** Start of Data excerpt **
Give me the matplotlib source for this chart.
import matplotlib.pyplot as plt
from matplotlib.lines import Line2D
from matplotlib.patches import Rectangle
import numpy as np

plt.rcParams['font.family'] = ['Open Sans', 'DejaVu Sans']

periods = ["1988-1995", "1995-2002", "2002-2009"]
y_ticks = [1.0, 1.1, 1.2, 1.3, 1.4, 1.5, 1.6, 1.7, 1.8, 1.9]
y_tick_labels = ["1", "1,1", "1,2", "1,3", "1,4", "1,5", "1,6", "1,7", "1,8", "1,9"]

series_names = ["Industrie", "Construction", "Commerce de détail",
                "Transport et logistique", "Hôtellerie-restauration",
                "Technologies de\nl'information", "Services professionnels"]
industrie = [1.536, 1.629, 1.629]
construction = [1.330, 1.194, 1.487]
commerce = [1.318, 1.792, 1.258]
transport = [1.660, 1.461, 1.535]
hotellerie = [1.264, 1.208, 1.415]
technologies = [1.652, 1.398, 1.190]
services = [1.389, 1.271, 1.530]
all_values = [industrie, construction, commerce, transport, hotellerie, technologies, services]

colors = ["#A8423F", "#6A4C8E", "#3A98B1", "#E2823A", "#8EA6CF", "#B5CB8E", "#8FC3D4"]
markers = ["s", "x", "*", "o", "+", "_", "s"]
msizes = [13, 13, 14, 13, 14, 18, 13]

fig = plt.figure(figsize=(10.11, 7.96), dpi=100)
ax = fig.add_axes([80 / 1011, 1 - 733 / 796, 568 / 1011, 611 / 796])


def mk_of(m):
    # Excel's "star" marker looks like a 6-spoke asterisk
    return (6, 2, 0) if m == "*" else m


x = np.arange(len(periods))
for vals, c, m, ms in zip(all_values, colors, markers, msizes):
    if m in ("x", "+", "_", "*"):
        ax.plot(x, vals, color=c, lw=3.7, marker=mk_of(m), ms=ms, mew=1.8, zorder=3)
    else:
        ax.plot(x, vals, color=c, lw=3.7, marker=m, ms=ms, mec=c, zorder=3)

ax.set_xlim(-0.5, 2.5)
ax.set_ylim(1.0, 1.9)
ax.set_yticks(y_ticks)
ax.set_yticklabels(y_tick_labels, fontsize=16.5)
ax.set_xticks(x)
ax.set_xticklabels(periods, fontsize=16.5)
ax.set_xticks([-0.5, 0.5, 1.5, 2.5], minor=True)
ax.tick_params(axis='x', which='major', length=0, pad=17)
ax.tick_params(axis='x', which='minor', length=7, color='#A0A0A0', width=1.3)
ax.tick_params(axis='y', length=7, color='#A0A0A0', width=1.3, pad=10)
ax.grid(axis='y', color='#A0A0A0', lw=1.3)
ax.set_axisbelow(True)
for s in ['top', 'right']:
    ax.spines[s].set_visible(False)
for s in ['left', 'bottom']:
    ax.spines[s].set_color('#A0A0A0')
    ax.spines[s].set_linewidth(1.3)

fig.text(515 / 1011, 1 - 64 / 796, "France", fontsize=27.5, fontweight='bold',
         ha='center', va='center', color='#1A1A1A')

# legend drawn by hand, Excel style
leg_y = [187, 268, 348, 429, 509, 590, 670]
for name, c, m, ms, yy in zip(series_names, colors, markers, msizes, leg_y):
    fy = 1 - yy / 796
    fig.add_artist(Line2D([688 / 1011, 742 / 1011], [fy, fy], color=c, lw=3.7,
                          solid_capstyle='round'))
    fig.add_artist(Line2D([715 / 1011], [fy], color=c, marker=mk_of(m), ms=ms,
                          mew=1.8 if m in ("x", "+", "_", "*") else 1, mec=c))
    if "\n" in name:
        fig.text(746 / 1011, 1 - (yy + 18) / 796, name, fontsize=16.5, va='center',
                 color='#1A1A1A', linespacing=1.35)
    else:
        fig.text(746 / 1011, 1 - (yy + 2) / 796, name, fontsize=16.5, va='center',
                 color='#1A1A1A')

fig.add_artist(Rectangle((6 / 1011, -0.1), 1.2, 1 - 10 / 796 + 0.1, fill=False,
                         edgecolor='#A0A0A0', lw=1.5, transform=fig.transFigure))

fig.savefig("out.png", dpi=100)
** End of Data excerpt **
Return the listing above in full, character for character.

[Exercise solution]
Give me the matplotlib source for this chart.
import matplotlib.pyplot as plt
from matplotlib.lines import Line2D
from matplotlib.patches import Rectangle
import numpy as np

plt.rcParams['font.family'] = ['Open Sans', 'DejaVu Sans']

periods = ["1988-1995", "1995-2002", "2002-2009"]
y_ticks = [1.0, 1.1, 1.2, 1.3, 1.4, 1.5, 1.6, 1.7, 1.8, 1.9]
y_tick_labels = ["1", "1,1", "1,2", "1,3", "1,4", "1,5", "1,6", "1,7", "1,8", "1,9"]

series_names = ["Industrie", "Construction", "Commerce de détail",
                "Transport et logistique", "Hôtellerie-restauration",
                "Technologies de\nl'information", "Services professionnels"]
industrie = [1.536, 1.629, 1.629]
construction = [1.330, 1.194, 1.487]
commerce = [1.318, 1.792, 1.258]
transport = [1.660, 1.461, 1.535]
hotellerie = [1.264, 1.208, 1.415]
technologies = [1.652, 1.398, 1.190]
services = [1.389, 1.271, 1.530]
all_values = [industrie, construction, commerce, transport, hotellerie, technologies, services]

colors = ["#A8423F", "#6A4C8E", "#3A98B1", "#E2823A", "#8EA6CF", "#B5CB8E", "#8FC3D4"]
markers = ["s", "x", "*", "o", "+", "_", "s"]
msizes = [13, 13, 14, 13, 14, 18, 13]

fig = plt.figure(figsize=(10.11, 7.96), dpi=100)
ax = fig.add_axes([80 / 1011, 1 - 733 / 796, 568 / 1011, 611 / 796])


def mk_of(m):
    # Excel's "star" marker looks like a 6-spoke asterisk
    return (6, 2, 0) if m == "*" else m


x = np.arange(len(periods))
for vals, c, m, ms in zip(all_values, colors, markers, msizes):
    if m in ("x", "+", "_", "*"):
        ax.plot(x, vals, color=c, lw=3.7, marker=mk_of(m), ms=ms, mew=1.8, zorder=3)
    else:
        ax.plot(x, vals, color=c, lw=3.7, marker=m, ms=ms, mec=c, zorder=3)

ax.set_xlim(-0.5, 2.5)
ax.set_ylim(1.0, 1.9)
ax.set_yticks(y_ticks)
ax.set_yticklabels(y_tick_labels, fontsize=16.5)
ax.set_xticks(x)
ax.set_xticklabels(periods, fontsize=16.5)
ax.set_xticks([-0.5, 0.5, 1.5, 2.5], minor=True)
ax.tick_params(axis='x', which='major', length=0, pad=17)
ax.tick_params(axis='x', which='minor', length=7, color='#A0A0A0', width=1.3)
ax.tick_params(axis='y', length=7, color='#A0A0A0', width=1.3, pad=10)
ax.grid(axis='y', color='#A0A0A0', lw=1.3)
ax.set_axisbelow(True)
for s in ['top', 'right']:
    ax.spines[s].set_visible(False)
for s in ['left', 'bottom']:
    ax.spines[s].set_color('#A0A0A0')
    ax.spines[s].set_linewidth(1.3)

fig.text(515 / 1011, 1 - 64 / 796, "France", fontsize=27.5, fontweight='bold',
         ha='center', va='center', color='#1A1A1A')

# legend drawn by hand, Excel style
leg_y = [187, 268, 348, 429, 509, 590, 670]
for name, c, m, ms, yy in zip(series_names, colors, markers, msizes, leg_y):
    fy = 1 - yy / 796
    fig.add_artist(Line2D([688 / 1011, 742 / 1011], [fy, fy], color=c, lw=3.7,
                          solid_capstyle='round'))
    fig.add_artist(Line2D([715 / 1011], [fy], color=c, marker=mk_of(m), ms=ms,
                          mew=1.8 if m in ("x", "+", "_", "*") else 1, mec=c))
    if "\n" in name:
        fig.text(746 / 1011, 1 - (yy + 18) / 796, name, fontsize=16.5, va='center',
                 color='#1A1A1A', linespacing=1.35)
    else:
        fig.text(746 / 1011, 1 - (yy + 2) / 796, name, fontsize=16.5, va='center',
                 color='#1A1A1A')

fig.add_artist(Rectangle((6 / 1011, -0.1), 1.2, 1 - 10 / 796 + 0.1, fill=False,
                         edgecolor='#A0A0A0', lw=1.5, transform=fig.transFigure))

fig.savefig("out.png", dpi=100)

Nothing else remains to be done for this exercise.